We had an adventure that night because the heating cut out in the entire motel wing (where I was staying). The resort owner came out and poked at the electricals but could not figure it out, and so extra blankets were handed out (they were piled in heaps in the lounge area for people to pick up if they thought they would need them) which made the whole place seem rather like a strange place of refuge rather than a resort hosting a writing retreat. The power company came to fix stuff later, though - quite a bit later - at 2 AM actually, I know, becsuse they were fixing a transformer just outside my window and they woke me from a doze buried under three blankets and a quilted bedspread - but the heating kicked back on and all was well.
Turned out I wrote a couple of pages on Sunday morning, too. This place rolls like that. But the rest of the SUnday morning, post breakfast and all that, was pretty much devoted to closing up shop and the farewells - and by noon Colleen and I were on our way back home, this time via the much more straightforward route of the I5. You can read about our homecoming adventures in the previous entry.
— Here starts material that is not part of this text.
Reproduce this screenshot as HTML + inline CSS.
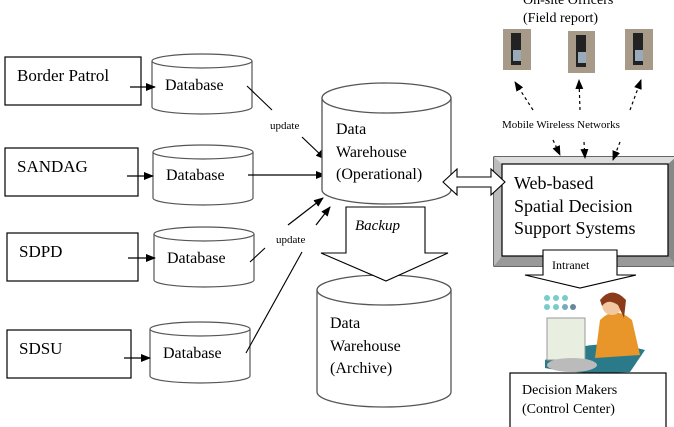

Summary: would I go again? Hell, yeah. I had a great time. I wrote up a storm, socialised with friends old and new, laughed a lot, ate well, walked in the woods, and was generally silly-grin happy about everything for the duration. And now... home again... and I have to pick up my words again, the precious ones I brought home with me, and wresle them into place. And then forge on ahead. Is this book going to have Rainforest Retreat in its acknowledgments...? You bet.
Home again, anyway.
Work to do.
Thanks, Rainforest Retreat. You were wonderful.